Yuppie Nachos (Left): Note, part 2: as we do not consider these the typical “bar nacho” we will categorize them under specialty. Plan your consumption accordingly.

  • Appearance: ( 8 ) The sour cream, guacamole, and sundried tomatoes created the perfect nacho color trifecta.  Quite enticing!
  • Quality of toppings: ( 9 ) Amazing toppings. Who knew jack and cheddar cheese could be so good together? Nacho Patrol didn’t, but when you pair it with a metric ton of goat cheese, decent guac, and delicious sun-dried tomatoes you have an interesting and exciting nacho platter.  We found ourselves with a new appreciation for sundried tomatoes after devouring these…it may be hard to go back to regular fresh tomatoes.
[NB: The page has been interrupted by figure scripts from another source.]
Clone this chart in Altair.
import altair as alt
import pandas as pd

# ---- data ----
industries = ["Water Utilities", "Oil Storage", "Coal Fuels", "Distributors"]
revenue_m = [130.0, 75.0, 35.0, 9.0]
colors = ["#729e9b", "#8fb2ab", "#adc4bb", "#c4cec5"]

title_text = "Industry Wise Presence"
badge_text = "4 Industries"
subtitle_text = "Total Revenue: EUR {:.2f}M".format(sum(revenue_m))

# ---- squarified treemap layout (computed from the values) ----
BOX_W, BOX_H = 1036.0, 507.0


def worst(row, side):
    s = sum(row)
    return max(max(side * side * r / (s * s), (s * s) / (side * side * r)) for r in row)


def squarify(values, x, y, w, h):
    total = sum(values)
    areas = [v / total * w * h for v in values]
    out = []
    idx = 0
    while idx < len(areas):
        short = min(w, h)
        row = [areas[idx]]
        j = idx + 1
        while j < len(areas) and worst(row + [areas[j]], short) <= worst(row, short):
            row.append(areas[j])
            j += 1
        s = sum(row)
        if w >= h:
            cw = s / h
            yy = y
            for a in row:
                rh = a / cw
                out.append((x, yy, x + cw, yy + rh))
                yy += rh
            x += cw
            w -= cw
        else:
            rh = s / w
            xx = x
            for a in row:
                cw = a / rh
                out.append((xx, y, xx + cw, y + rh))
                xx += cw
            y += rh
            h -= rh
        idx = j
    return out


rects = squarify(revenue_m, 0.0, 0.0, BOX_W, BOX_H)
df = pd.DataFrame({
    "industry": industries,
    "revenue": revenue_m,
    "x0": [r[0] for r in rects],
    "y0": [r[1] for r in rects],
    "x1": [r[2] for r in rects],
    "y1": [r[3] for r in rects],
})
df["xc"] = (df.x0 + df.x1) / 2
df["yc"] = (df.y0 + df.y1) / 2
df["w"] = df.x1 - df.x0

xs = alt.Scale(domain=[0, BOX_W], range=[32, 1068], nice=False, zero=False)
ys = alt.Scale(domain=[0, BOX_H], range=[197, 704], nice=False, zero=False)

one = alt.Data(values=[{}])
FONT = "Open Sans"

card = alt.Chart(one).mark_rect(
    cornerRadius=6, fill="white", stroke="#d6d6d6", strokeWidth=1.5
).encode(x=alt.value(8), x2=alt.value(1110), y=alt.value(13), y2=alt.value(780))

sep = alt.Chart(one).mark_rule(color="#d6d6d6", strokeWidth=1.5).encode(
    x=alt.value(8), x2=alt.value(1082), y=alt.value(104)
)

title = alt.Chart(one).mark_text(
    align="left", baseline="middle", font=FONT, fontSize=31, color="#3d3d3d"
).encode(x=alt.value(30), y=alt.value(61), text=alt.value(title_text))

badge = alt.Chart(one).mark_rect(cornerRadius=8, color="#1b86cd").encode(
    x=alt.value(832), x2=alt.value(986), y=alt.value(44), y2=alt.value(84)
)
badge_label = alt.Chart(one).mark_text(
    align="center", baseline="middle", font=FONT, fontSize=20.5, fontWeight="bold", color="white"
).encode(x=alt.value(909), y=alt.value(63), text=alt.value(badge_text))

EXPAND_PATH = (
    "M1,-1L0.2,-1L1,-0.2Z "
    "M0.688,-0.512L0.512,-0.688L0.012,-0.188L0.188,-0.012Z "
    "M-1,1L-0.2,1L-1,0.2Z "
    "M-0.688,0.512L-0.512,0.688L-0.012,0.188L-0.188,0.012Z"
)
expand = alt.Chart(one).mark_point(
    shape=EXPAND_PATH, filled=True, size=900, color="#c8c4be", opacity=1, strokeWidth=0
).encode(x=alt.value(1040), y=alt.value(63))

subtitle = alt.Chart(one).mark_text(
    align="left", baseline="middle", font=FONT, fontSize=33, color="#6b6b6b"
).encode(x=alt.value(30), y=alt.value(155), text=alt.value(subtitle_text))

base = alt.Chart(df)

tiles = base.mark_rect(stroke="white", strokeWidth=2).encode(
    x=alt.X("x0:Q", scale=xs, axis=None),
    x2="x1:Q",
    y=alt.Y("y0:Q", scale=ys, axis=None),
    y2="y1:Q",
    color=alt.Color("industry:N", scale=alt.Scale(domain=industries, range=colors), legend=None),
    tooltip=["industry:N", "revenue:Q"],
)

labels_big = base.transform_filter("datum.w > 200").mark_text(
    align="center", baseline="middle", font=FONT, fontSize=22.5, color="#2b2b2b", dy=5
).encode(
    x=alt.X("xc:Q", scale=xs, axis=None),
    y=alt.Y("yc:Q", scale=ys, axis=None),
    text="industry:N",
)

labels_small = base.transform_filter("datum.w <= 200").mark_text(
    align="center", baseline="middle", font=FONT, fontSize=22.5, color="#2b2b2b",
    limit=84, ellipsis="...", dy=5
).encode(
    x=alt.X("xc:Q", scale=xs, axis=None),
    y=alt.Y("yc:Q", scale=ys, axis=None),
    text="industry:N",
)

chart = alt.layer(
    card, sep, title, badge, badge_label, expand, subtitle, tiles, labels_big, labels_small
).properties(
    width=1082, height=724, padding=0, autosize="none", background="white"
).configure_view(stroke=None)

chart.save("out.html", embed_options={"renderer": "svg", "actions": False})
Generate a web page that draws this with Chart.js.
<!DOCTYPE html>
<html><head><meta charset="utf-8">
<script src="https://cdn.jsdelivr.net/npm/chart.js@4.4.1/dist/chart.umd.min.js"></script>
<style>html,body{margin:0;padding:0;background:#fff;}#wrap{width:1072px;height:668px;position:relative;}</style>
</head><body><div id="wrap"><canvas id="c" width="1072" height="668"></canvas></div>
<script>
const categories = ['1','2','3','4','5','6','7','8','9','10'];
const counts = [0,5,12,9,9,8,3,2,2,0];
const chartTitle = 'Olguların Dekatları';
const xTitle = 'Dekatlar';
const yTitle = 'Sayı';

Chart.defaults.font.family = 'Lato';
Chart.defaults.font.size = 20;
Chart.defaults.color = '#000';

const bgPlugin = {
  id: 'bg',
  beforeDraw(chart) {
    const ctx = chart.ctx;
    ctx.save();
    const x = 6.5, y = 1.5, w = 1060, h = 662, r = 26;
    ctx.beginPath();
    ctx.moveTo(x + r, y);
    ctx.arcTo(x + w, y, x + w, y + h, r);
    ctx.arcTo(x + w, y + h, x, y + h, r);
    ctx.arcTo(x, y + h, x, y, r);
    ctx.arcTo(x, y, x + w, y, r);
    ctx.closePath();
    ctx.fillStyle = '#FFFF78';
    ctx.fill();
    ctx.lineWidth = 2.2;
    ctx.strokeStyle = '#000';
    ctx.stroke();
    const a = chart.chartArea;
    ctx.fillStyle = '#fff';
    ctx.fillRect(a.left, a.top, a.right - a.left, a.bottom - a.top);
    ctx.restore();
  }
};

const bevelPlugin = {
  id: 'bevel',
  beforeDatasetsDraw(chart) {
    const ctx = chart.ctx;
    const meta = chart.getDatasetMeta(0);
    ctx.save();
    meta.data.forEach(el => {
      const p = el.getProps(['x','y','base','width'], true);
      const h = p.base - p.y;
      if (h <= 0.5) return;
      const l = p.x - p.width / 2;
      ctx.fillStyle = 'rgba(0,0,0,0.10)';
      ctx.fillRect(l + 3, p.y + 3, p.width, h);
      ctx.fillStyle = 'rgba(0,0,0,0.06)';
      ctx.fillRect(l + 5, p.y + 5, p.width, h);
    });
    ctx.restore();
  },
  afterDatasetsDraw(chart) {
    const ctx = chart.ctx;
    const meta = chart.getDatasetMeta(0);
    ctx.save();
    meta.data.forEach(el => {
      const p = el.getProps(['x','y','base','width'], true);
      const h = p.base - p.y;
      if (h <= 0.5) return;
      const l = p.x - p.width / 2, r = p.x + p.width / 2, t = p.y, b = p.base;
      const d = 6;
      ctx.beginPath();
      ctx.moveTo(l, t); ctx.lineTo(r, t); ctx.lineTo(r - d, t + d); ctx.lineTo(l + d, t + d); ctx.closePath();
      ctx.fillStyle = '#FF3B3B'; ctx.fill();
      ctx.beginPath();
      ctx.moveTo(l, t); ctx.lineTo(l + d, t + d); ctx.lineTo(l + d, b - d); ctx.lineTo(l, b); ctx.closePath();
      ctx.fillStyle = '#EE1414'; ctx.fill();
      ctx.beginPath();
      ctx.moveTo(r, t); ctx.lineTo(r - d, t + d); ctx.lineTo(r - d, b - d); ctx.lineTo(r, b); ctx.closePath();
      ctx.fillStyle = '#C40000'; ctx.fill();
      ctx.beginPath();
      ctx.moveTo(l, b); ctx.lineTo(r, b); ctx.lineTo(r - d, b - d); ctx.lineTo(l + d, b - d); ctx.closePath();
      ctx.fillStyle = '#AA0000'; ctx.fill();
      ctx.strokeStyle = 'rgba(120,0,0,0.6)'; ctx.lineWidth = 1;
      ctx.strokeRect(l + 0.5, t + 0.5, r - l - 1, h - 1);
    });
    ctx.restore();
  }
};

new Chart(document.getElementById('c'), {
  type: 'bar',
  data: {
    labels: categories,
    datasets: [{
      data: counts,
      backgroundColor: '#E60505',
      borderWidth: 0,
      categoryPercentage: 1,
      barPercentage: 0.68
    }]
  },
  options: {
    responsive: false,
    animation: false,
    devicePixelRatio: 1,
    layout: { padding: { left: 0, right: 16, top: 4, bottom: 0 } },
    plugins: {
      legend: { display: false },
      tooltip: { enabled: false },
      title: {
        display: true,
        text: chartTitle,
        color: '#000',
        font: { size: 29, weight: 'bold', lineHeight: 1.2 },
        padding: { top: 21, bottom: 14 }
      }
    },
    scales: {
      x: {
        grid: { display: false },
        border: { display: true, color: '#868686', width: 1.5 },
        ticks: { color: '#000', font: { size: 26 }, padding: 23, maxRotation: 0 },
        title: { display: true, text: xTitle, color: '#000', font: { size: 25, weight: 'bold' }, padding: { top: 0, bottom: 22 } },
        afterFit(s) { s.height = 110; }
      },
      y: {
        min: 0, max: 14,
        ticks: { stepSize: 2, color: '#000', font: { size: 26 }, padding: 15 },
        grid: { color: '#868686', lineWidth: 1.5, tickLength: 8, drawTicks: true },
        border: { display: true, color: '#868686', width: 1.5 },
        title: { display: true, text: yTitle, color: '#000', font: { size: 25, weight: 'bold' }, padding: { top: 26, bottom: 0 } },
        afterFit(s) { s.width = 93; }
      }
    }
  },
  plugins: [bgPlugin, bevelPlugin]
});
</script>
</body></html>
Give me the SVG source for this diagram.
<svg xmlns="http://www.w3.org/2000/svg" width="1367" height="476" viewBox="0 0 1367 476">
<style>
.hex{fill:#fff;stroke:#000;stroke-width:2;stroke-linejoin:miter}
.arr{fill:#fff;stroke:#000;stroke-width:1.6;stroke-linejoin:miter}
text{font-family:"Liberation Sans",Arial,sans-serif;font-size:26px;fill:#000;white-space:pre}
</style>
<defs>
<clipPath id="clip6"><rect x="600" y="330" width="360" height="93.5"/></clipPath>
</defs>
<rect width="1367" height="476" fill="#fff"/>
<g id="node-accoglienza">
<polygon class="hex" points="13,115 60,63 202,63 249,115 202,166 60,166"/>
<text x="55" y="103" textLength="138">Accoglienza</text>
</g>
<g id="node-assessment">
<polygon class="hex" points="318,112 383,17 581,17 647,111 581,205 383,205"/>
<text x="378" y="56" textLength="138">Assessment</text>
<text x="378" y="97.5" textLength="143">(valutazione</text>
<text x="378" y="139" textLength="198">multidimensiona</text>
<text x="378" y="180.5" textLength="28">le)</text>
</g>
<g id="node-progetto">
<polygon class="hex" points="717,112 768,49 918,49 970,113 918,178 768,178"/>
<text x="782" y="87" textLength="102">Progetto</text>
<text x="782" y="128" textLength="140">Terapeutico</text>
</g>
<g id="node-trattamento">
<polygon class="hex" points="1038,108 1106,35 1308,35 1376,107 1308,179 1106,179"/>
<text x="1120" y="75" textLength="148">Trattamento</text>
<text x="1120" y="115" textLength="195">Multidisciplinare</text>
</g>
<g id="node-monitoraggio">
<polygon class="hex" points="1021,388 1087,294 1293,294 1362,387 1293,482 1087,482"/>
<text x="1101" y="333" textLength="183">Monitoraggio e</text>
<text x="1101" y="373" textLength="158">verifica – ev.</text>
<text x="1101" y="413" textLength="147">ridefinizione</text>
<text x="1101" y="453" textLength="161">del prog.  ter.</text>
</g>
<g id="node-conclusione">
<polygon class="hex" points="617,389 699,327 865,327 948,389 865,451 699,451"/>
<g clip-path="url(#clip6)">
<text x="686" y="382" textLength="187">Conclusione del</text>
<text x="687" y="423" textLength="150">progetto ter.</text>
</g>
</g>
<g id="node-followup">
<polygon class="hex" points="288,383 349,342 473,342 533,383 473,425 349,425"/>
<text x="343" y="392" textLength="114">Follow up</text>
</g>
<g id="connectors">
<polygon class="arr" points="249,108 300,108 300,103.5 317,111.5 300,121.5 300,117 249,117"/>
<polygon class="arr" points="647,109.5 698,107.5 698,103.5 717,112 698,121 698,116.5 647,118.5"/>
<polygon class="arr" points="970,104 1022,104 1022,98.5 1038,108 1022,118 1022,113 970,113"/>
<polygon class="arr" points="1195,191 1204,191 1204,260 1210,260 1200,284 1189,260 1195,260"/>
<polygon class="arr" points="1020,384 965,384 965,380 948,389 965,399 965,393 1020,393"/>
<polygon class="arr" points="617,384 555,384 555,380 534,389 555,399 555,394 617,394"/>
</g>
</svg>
  • Distribution: ( 8 ) Let’s be honest…a half order is pretty small, so distribution wasn’t a huge issue. Maybe there were a few chips completely drenched in goat cheese (and while Nacho Patrol loves us some goat cheese, we don’t like the feeling of our arteries clogging as we eat), but otherwise, Christopher’s gave us enough cheese and not one naked chip.
  • Price: (6) Yes, they were delicious, and yes, they had some interesting toppings, but $9 for a tiny plate definitely lightened our wallets a bit more than we normally like.
  • Overall: 31/40.  A delightful, mouthwatering detour from our usual routine.